What really illustrates and should place tibetan buddhism within its historical context, to me, is the fact that it's a patriarchal lineage. This is no different than other religious structures-hierarchy, protocol and titles deem power, prestige and success. It's not unlike corporate structure, really. But, people somehow think that b/c the 'stated ideals' are kindness, peace and enlightenment, the message overrides its delivery vehicle. To be clear, I believe tibetan tantra is a potent set of tools and regardless of whether or not they 'adopted' bon and shamanistic influences and derive originally from indian tantric buddhism, they can have value for practitioners and aspirants. [Since Bon and shamanic traditions can likewise be helpful for some people-it stands to reason that their 'colorful' nature is not only for show, though perhaps it did help to 'convert' those to buddhism, similar to the way christianity used/incorporated pagan traditions and symbols.

Projection onto the eastern enlightenment traditions is also part of the problem in the west, in my view. Looking to the tools are resources, rather than the humans as somehow above human traits, is a more pragmatic use of these tools. Otherwise, we are left with assumptions that those in monk robes are somehow without exception pious, good and true to their teachings. This is not always the case, of course. Monks also operate within a socio economic system that affords them an avenue for education, income and status. Of course some will take that path an avenue for personal gain and business success. It's only logical, I think.

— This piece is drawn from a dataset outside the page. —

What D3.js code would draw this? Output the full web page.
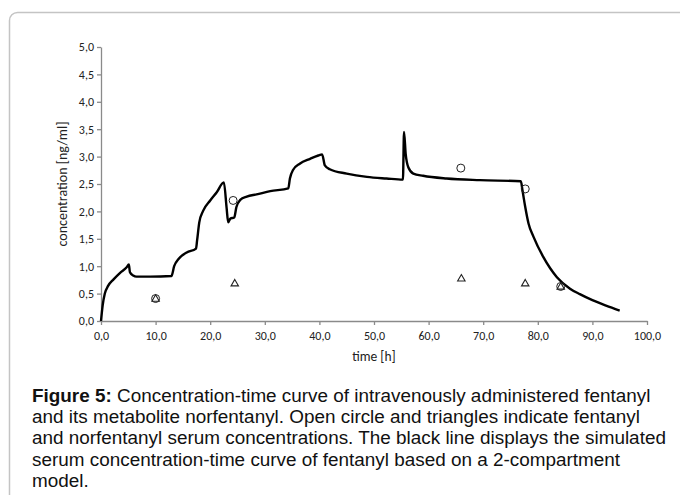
<!DOCTYPE html>
<html>
<head>
<meta charset="utf-8">
<script src="https://cdn.jsdelivr.net/npm/d3@7"></script>
<style>
  body { margin: 0; background: #fff; }
  svg { display: block; }
</style>
</head>
<body>
<svg width="680" height="495"></svg>
<script>
// simulated curve (black line)
var curveTime = [0, 0.3, 0.7, 1.3, 2.3, 3.5, 4.7, 5.1, 5.3, 5.9, 6.5, 9.0, 12.9, 13.4, 14.2, 15.7, 17.4, 17.6, 18.0, 18.7, 20.0, 21.2, 22.5,
                 23.0, 23.3, 23.7, 24.4, 24.8, 25.5, 26.7, 28.5, 31.0, 34.3, 34.6, 35.2, 36.4, 38.3, 39.8, 40.5, 41.0, 41.9, 45.0,
                 48.7, 52.3, 55.3, 55.5, 55.8, 56.3, 57.2, 59.0, 63.3, 69.4, 76.9, 77.2, 77.7, 78.3, 79.2, 81.0, 83.5, 85.9, 87.7,
                 90.0, 92.5, 95.0];
var curveConc = [0, 0.28, 0.5, 0.64, 0.76, 0.88, 0.98, 1.03, 0.89, 0.83, 0.81, 0.81, 0.82, 1.0, 1.13, 1.25, 1.32, 1.47, 1.80, 2.01, 2.20, 2.35, 2.53,
                 2.07, 1.80, 1.87, 1.89, 2.08, 2.21, 2.27, 2.31, 2.37, 2.42, 2.60, 2.76, 2.87, 2.96, 3.02, 3.04, 2.84, 2.77, 2.69,
                 2.63, 2.60, 2.58, 3.45, 3.05, 2.80, 2.69, 2.65, 2.60, 2.57, 2.55, 2.38, 2.08, 1.78, 1.54, 1.17, 0.80, 0.59, 0.49,
                 0.38, 0.28, 0.19];

// measured fentanyl (circles) and norfentanyl (triangles)
var fentTime = [10.0, 24.2, 65.9, 77.7, 84.2];
var fentConc = [0.41, 2.20, 2.79, 2.41, 0.63];
var norTime = [10.0, 24.5, 66.0, 77.7, 84.2];
var norConc = [0.40, 0.68, 0.77, 0.68, 0.62];

var xTicks = [0, 10, 20, 30, 40, 50, 60, 70, 80, 90, 100];
var yTicks = [0, 0.5, 1, 1.5, 2, 2.5, 3, 3.5, 4, 4.5, 5];

var captionLines = [
  ["Figure 5:", " Concentration-time curve of intravenously administered fentanyl"],
  ["", "and its metabolite norfentanyl. Open circle and triangles indicate fentanyl"],
  ["", "and norfentanyl serum concentrations. The black line displays the simulated"],
  ["", "serum concentration-time curve of fentanyl based on a 2-compartment"],
  ["", "model."]
];

var svg = d3.select("svg");
var fmt = function(d) { return d3.format(".1f")(d).replace(".", ","); };
var tickFont = "Carlito, 'Open Sans', 'Liberation Sans', sans-serif";

// outer frame
svg.append("rect")
  .attr("x", 9.5).attr("y", 12.5)
  .attr("width", 700).attr("height", 520)
  .attr("rx", 8)
  .attr("fill", "none")
  .attr("stroke", "#c4c4c4")
  .attr("stroke-width", 1.5);

var x = d3.scaleLinear().domain([0, 100]).range([101, 647]);
var y = d3.scaleLinear().domain([0, 5]).range([321, 47]);

var axisColor = "#8a8a8a";

var gx = svg.append("g")
  .attr("transform", "translate(0," + y(0) + ")")
  .call(d3.axisBottom(x).tickValues(xTicks).tickFormat(fmt).tickSize(4).tickSizeOuter(0));
var gy = svg.append("g")
  .attr("transform", "translate(" + x(0) + ",0)")
  .call(d3.axisLeft(y).tickValues(yTicks).tickFormat(fmt).tickSize(4).tickSizeOuter(0));

[gx, gy].forEach(function(g) {
  g.select(".domain").attr("stroke", axisColor).attr("stroke-width", 1.3);
  g.selectAll(".tick line").attr("stroke", axisColor).attr("stroke-width", 1.3);
  g.selectAll(".tick text")
    .attr("fill", "#222")
    .style("font-family", tickFont)
    .style("font-size", "12px");
});
gx.selectAll(".tick text").attr("dy", "1.0em");
gy.selectAll(".tick text").attr("x", -7);

svg.append("text")
  .attr("x", (x(0) + x(100)) / 2)
  .attr("y", 361)
  .attr("text-anchor", "middle")
  .style("font-family", tickFont)
  .style("font-size", "13.5px")
  .attr("fill", "#222")
  .text("time [h]");

svg.append("text")
  .attr("transform", "translate(67," + y(2.5) + ") rotate(-90)")
  .attr("text-anchor", "middle")
  .style("font-family", tickFont)
  .style("font-size", "14px")
  .attr("fill", "#222")
  .text("concentration [ng/ml]");

// simulated line
var curve = curveTime.map(function(t, i) { return [t, curveConc[i]]; });
svg.append("path")
  .datum(curve)
  .attr("fill", "none")
  .attr("stroke", "#000")
  .attr("stroke-width", 2.4)
  .attr("stroke-linejoin", "round")
  .attr("d", d3.line().x(d => x(d[0])).y(d => y(d[1])).curve(d3.curveMonotoneX));

// circles
svg.selectAll(".fent")
  .data(fentTime.map(function(t, i) { return [t, fentConc[i]]; }))
  .enter().append("circle")
  .attr("class", "fent")
  .attr("cx", d => x(d[0]))
  .attr("cy", d => y(d[1]))
  .attr("r", 4)
  .attr("fill", "none")
  .attr("stroke", "#222")
  .attr("stroke-width", 1);

// triangles
var tri = d3.symbol().type(d3.symbolTriangle).size(24);
svg.selectAll(".nor")
  .data(norTime.map(function(t, i) { return [t, norConc[i]]; }))
  .enter().append("path")
  .attr("class", "nor")
  .attr("transform", d => "translate(" + x(d[0]) + "," + y(d[1]) + ")")
  .attr("d", tri)
  .attr("fill", "none")
  .attr("stroke", "#222")
  .attr("stroke-width", 1.1);

// caption
var cap = svg.append("text")
  .style("font-family", "'Liberation Sans', Arial, sans-serif")
  .style("font-size", "18.9px")
  .attr("fill", "#111");
captionLines.forEach(function(l, i) {
  var line = cap.append("tspan").attr("x", 32).attr("y", 402 + i * 21.2);
  if (l[0]) line.append("tspan").style("font-weight", "bold").text(l[0]);
  line.append("tspan").text(l[1]);
});
</script>
</body>
</html>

I agree with you that no teacher or set system is needed. Direct realization is considered to be the hardest path by some, yet I see just as many pitfalls and ego trips in taking the path of student/teacher, as well. To paraphrase Krishnamurti: Truth is a pathless land. As soon as you start to follow someone else, you are no longer following truth. Using tools as they are intended and not as props of worship of other humans' words.